Telecoms23.09.2008

State not committed to liberalising telecoms

OPPOSITION parties have condemned a decision to challenge a legal ruling that promises far greater competition in the telecoms sector, describing it as an attempt to protect the state’s vested interests at the expense of consumers.

The move by Communications Minister Ivy Matsepe-Casaburri to appeal a verdict that gave hundreds of firms the right to build their own networks was “another attempt to let the snouts of Telkom and Neotel shareholders, including the state, continue to snuffle in the highly lucrative and monopolistic telecoms trough,” the Inkatha Freedom Party said. Its communications spokeswoman, Suzanne Vos, said appealing against the judgment showed the department did not want to liberalise the sector but to retain state control and hand out new licences to party-political pals.

Instead of allowing competition, the minister seemed determined to ensure that only hand-picked players were allowed to build new networks, Vos said. “Poor service, appalling access to bandwidth and high prices plague long-suffering South African consumers and seriously impede economic development.”

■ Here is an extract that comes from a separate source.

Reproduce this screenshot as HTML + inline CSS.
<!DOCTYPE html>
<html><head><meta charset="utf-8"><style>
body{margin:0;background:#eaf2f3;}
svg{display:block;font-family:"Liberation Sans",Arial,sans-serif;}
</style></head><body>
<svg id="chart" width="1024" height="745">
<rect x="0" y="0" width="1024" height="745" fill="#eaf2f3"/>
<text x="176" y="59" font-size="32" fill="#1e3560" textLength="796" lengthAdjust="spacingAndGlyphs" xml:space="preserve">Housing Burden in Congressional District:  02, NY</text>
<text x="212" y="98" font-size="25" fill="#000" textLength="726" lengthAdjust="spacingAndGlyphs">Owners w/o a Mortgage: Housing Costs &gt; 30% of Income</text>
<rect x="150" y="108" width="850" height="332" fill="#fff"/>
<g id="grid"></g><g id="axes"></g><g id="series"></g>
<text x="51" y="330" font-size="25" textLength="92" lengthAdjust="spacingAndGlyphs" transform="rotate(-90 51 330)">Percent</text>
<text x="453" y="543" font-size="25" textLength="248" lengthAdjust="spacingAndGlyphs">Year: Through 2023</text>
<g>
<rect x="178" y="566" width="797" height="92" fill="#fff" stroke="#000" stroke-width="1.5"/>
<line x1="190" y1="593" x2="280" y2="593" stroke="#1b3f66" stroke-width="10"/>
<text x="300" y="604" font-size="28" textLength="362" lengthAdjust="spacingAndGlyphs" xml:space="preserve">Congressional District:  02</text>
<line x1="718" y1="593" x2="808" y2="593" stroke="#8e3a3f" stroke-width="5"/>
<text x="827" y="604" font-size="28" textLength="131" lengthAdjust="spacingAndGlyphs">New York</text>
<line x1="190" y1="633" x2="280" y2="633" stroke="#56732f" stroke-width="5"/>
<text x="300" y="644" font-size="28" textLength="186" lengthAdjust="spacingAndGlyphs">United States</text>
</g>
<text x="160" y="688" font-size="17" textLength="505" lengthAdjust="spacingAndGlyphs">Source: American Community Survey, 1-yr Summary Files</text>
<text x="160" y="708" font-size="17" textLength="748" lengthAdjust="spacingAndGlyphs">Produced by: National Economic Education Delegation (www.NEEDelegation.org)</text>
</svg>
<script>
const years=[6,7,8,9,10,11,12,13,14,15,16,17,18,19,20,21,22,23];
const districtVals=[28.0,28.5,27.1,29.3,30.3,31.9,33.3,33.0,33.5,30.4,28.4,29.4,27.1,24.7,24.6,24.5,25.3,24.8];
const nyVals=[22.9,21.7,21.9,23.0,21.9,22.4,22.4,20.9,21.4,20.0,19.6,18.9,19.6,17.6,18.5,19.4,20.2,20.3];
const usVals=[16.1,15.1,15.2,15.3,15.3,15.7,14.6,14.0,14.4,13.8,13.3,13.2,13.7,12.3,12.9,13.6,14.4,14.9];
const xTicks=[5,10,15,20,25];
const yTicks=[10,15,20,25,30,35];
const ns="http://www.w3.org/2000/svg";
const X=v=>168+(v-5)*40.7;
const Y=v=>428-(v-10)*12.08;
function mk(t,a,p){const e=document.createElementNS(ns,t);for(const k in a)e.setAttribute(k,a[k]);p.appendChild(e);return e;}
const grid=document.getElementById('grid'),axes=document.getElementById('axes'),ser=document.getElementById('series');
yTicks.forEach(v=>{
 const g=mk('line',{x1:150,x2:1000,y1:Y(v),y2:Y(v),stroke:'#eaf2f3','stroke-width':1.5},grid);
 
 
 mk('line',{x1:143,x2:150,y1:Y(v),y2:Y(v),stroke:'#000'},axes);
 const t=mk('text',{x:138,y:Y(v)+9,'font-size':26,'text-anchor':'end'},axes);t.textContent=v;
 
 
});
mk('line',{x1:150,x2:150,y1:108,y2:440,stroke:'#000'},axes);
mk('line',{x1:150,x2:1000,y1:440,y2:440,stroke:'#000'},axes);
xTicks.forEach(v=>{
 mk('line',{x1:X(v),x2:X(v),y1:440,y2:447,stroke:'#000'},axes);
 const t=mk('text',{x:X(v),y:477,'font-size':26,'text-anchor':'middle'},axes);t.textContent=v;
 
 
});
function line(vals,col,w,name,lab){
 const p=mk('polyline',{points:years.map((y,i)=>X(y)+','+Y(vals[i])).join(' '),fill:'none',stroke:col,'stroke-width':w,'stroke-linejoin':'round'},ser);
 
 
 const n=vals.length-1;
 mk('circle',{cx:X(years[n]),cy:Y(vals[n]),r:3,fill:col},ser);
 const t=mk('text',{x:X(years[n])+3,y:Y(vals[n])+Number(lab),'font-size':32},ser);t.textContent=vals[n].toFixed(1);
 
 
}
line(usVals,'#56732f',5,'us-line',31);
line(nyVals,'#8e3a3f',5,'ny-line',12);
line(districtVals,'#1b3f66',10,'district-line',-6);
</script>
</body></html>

The high court ruling declared that about 300 companies holding a Value Added Network Services (Vans) licence could automatically have that converted to a new licence that allows them to build their own infrastructure. Without those licences, the voice and data carriers are forced to lease their lines from dominant players including Telkom, which is 38% government-owned, or from Neotel, which is 30% government-owned through Transnet and Eskom.

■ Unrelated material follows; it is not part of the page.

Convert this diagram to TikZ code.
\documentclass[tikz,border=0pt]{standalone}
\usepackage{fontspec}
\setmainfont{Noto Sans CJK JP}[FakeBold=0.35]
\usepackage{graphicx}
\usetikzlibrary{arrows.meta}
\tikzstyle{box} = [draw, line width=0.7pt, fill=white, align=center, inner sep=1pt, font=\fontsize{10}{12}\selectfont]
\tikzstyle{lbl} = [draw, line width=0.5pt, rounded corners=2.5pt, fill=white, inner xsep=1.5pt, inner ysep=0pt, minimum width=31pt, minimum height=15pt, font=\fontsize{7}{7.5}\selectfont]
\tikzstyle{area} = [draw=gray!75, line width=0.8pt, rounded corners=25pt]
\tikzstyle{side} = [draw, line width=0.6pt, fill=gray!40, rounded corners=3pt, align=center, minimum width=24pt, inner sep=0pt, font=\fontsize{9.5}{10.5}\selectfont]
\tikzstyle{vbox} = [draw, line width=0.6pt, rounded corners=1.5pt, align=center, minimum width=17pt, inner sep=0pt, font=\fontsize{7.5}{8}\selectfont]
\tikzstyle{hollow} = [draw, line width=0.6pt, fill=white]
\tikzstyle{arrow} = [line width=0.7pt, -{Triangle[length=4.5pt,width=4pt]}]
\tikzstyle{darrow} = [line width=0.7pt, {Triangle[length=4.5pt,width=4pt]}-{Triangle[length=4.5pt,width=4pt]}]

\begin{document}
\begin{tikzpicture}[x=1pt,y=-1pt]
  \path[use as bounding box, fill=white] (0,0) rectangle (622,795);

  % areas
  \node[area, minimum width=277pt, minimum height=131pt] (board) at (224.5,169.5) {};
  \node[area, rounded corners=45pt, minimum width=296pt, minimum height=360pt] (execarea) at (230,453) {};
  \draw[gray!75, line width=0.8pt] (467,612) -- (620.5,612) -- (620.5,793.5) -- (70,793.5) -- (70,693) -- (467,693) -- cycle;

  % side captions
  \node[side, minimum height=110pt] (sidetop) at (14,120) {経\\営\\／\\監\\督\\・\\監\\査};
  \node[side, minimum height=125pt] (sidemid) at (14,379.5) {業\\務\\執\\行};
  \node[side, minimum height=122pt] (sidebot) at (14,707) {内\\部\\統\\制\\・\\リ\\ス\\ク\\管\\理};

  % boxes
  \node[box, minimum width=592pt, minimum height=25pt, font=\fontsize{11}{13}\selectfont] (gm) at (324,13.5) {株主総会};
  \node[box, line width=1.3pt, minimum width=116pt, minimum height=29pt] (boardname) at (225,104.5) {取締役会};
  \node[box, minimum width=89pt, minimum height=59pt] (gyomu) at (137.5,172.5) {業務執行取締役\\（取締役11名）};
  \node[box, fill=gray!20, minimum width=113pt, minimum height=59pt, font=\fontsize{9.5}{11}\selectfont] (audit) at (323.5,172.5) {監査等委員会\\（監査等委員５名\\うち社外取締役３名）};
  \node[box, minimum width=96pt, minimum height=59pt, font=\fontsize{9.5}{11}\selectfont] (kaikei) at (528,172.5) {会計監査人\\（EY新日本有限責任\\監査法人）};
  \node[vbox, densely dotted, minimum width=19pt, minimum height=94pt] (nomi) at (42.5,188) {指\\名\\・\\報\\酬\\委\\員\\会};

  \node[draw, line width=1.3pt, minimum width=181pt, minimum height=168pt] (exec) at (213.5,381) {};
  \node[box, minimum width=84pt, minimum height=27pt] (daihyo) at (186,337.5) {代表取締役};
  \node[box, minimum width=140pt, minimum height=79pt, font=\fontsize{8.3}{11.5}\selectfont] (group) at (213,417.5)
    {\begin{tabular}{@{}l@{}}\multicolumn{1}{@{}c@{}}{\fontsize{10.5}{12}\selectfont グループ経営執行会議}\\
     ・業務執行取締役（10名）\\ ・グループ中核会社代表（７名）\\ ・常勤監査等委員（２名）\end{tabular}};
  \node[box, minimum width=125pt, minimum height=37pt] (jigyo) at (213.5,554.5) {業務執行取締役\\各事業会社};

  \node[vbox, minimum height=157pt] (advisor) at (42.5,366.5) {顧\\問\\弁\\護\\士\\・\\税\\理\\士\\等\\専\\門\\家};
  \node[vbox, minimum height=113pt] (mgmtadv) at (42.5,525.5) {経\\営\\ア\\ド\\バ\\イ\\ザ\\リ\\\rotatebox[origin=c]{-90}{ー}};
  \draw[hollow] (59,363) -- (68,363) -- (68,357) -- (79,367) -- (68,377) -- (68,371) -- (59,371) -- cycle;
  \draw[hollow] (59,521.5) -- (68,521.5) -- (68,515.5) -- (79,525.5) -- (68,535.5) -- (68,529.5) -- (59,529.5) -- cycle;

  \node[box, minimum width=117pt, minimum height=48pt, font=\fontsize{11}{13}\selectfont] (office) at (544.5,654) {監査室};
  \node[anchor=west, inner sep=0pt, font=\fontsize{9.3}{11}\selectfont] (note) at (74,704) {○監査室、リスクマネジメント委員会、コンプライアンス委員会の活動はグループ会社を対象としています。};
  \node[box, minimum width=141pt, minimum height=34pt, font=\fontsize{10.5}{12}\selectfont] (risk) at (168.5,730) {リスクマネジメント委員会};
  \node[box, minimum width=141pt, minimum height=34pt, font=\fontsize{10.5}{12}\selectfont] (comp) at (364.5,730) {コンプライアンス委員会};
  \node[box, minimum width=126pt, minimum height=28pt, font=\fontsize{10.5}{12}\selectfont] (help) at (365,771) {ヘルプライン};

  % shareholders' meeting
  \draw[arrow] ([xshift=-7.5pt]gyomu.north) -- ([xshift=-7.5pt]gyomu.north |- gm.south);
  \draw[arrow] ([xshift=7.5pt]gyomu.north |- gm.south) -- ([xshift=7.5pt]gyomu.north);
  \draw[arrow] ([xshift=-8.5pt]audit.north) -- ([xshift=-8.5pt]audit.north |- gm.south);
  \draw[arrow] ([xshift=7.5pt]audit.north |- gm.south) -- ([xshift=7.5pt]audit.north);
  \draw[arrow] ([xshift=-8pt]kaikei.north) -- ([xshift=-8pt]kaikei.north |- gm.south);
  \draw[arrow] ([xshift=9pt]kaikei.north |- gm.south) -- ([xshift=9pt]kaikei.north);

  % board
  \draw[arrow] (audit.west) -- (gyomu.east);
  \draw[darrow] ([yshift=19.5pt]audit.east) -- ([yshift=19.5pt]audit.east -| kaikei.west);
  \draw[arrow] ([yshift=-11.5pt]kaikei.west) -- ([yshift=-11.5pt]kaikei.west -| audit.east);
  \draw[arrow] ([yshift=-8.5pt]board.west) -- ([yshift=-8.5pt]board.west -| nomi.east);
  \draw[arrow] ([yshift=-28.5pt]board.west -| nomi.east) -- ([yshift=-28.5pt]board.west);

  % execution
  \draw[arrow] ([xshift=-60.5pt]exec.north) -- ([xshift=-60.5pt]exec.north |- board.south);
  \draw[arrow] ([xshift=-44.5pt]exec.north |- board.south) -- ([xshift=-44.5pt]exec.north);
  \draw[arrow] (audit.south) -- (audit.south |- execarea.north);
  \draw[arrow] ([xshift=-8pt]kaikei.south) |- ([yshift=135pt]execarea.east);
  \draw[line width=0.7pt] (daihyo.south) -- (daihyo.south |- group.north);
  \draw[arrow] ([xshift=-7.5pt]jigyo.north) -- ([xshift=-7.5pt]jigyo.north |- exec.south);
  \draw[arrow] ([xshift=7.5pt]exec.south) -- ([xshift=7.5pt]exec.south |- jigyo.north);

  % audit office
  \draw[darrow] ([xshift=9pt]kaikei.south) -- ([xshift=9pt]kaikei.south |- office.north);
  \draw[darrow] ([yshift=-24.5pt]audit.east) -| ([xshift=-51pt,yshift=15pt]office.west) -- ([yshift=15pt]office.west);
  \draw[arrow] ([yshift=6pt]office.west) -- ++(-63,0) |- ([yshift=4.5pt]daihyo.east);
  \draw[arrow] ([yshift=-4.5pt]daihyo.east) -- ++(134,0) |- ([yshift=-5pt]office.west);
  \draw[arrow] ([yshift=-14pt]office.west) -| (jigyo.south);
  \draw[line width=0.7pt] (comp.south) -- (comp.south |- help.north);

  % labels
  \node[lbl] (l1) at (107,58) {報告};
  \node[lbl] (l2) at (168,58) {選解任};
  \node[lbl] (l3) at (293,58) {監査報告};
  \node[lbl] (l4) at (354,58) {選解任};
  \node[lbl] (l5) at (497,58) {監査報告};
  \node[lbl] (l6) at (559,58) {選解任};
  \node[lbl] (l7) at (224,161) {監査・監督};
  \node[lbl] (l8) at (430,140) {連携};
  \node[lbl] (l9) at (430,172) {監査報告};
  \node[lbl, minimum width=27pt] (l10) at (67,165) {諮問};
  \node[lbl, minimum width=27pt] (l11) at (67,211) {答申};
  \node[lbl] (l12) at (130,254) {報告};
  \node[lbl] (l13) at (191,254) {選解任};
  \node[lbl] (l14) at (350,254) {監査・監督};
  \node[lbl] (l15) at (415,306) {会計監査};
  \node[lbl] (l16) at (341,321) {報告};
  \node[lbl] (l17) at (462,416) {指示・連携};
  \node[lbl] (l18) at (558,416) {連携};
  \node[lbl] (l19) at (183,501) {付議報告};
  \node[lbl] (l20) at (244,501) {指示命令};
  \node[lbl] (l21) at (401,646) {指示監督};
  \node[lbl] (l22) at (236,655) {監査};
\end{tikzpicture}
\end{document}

The minister is challenging the verdict as she believes it seriously undermines her “managed liberalisation” policy and will be detrimental to the industry. But Democratic Alliance spokeswoman Dene Smuts said the minister had mismanaged, not managed, liberalisation of the sector.

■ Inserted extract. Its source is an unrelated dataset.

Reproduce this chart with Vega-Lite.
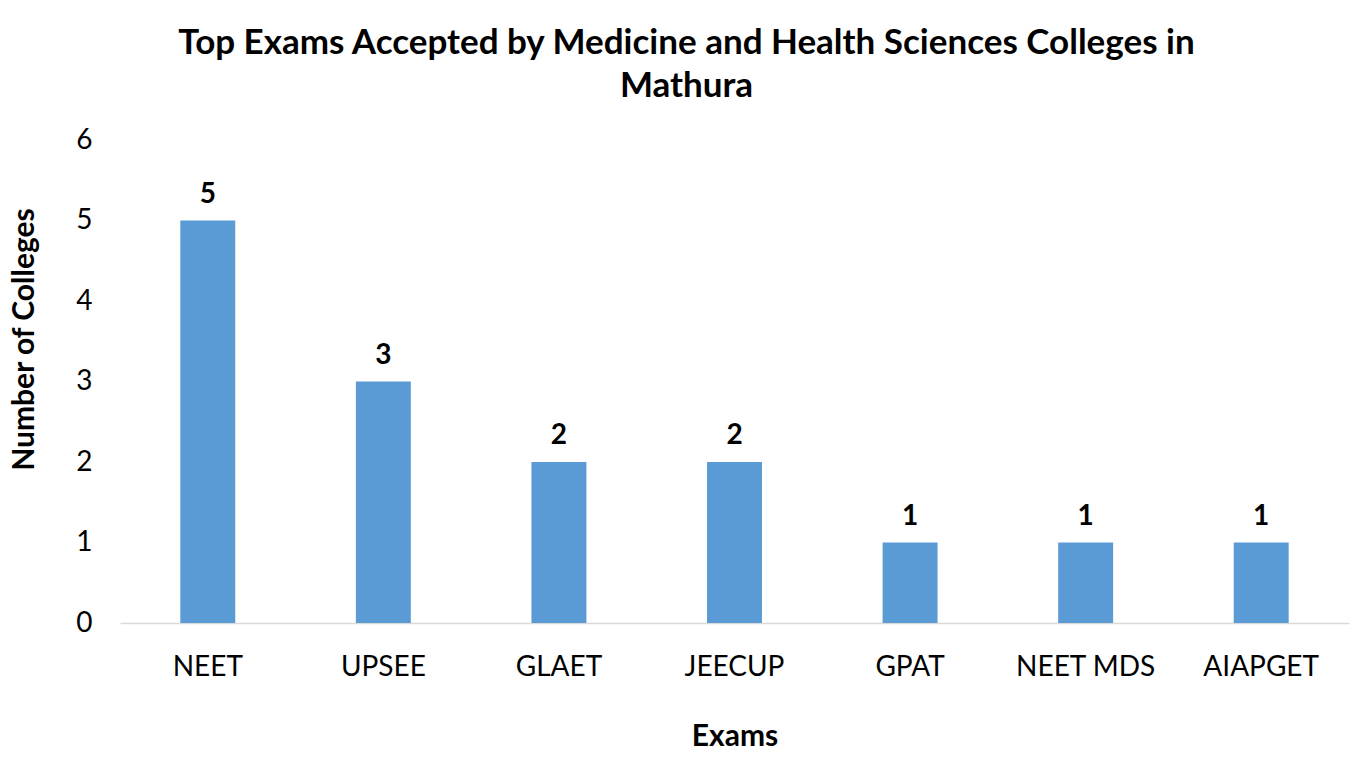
{
  "$schema": "https://vega.github.io/schema/vega-lite/v6.json",
  "width": 1229,
  "height": 483,
  "autosize": {"type": "none"},
  "padding": {"left": 120, "top": 140, "right": 23, "bottom": 135},
  "background": "white",
  "config": {"view": {"stroke": null}, "font": "Lato"},
  "title": {
    "text": ["Top Exams Accepted by Medicine and Health Sciences Colleges in", "Mathura"],
    "font": "Lato",
    "fontSize": 35,
    "fontWeight": "bold",
    "color": "#000000",
    "anchor": "middle",
    "dx": -48,
    "offset": 22,
    "lineHeight": 43
  },
  "data": {
    "values": [
      {"exam": "NEET", "count": 5},
      {"exam": "UPSEE", "count": 3},
      {"exam": "GLAET", "count": 2},
      {"exam": "JEECUP", "count": 2},
      {"exam": "GPAT", "count": 1},
      {"exam": "NEET MDS", "count": 1},
      {"exam": "AIAPGET", "count": 1}
    ]
  },
  "encoding": {
    "x": {
      "field": "exam",
      "type": "nominal",
      "sort": null,
      "scale": {"paddingInner": 0.687, "paddingOuter": 0.3435},
      "axis": {
        "title": "Exams",
        "titleFont": "Lato",
        "titleFontSize": 30,
        "titleFontWeight": "bold",
        "titleColor": "#000000",
        "titlePadding": 40,
        "labelAngle": 0,
        "labelFont": "Lato",
        "labelFontSize": 28,
        "labelColor": "#000000",
        "labelPadding": 30,
        "ticks": false,
        "domainColor": "#d9d9d9",
        "domainWidth": 1.5,
        "grid": false
      }
    },
    "y": {
      "field": "count",
      "type": "quantitative",
      "scale": {"domain": [0, 6]},
      "axis": {
        "title": "Number of Colleges",
        "titleFont": "Lato",
        "titleFontSize": 30,
        "titleFontWeight": "bold",
        "titleColor": "#000000",
        "titlePadding": 36,
        "titleY": 199,
        "values": [0, 1, 2, 3, 4, 5, 6],
        "labelFont": "Lato",
        "labelFontSize": 28,
        "labelColor": "#000000",
        "labelPadding": 28,
        "ticks": false,
        "domain": false,
        "grid": false
      }
    }
  },
  "layer": [
    {"mark": {"type": "bar", "color": "#5b9bd5"}},
    {
      "mark": {"type": "text", "baseline": "bottom", "dy": -12, "fontSize": 28, "fontWeight": "bold", "font": "Lato", "color": "#000000"},
      "encoding": {"text": {"field": "count", "type": "quantitative"}}
    }
  ]
}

Matsepe-Casaburri has also said she would instruct the industry regulator to issue only a few of the valuable new licences. Altech, which instigated and won the legal action, had objected to the restriction of those licences, fearing they would go to favoured companies that had held discussions “behind closed doors” with the regulatory authority.

Analyst Irnest Kaplan said companies such as Internet Solutions and Vox Telecom could compete more effectively with the incumbents if they could build their own networks. More importantly, having the right to do so would give them more bargaining power in leasing the existing infrastructure and result in lower prices.

“If this appeal is upheld it will be a sore blow for telecoms competition in SA, which has long suffered under stifling legislation,” said Anton Potgieter, CEO of Huge Group telecoms company.